Y es que nadie se puede inventar de un momento a otro la pátina, que en el caso de las ciudades tiene el encanto de la decadencia de los barrios viejos, que guardan el sabor de la historia, no solo en las dimensiones ostensibles de las pompas del poder, sino en las manifestaciones profundas de la vida cotidiana y en las formas populares de divagar, alimentarse y divertirse. Así que las ciudades nuevas nacen por lo general insaboras, inodoras, tristemente artificiales, y solo pueden llegar a sobrevivir si, por fin, se van acumulando en ellas los aditamentos desordenados e imprevisibles, fruto del capricho de la condición humana.

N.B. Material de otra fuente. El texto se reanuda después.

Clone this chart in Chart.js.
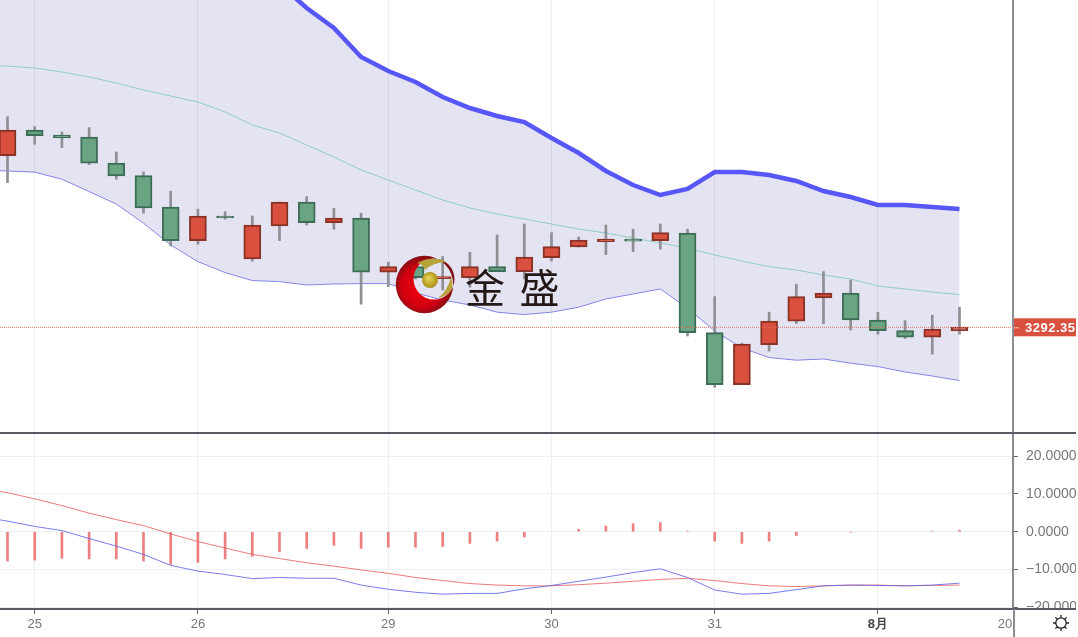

Y si se trata de escapar de los problemas, un viejo poema de Cavafis, el poeta de Alejandría, advierte que la ciudad se lleva dentro y que, vaya uno donde vaya, se la lleva consigo, con sus virtudes y defectos. Así que a la impoluta ciudad del faraón de turno llegarán, tarde o temprano, el mismo desorden, la mugre y el ruido de El Cairo, que es lo que le da sabor a la forma egipcia de vivir las ciudades. Porque lo único que no puede hacer nadie es erradicar o reemplazar sin fundamento la fuerza popular de la vida urbana.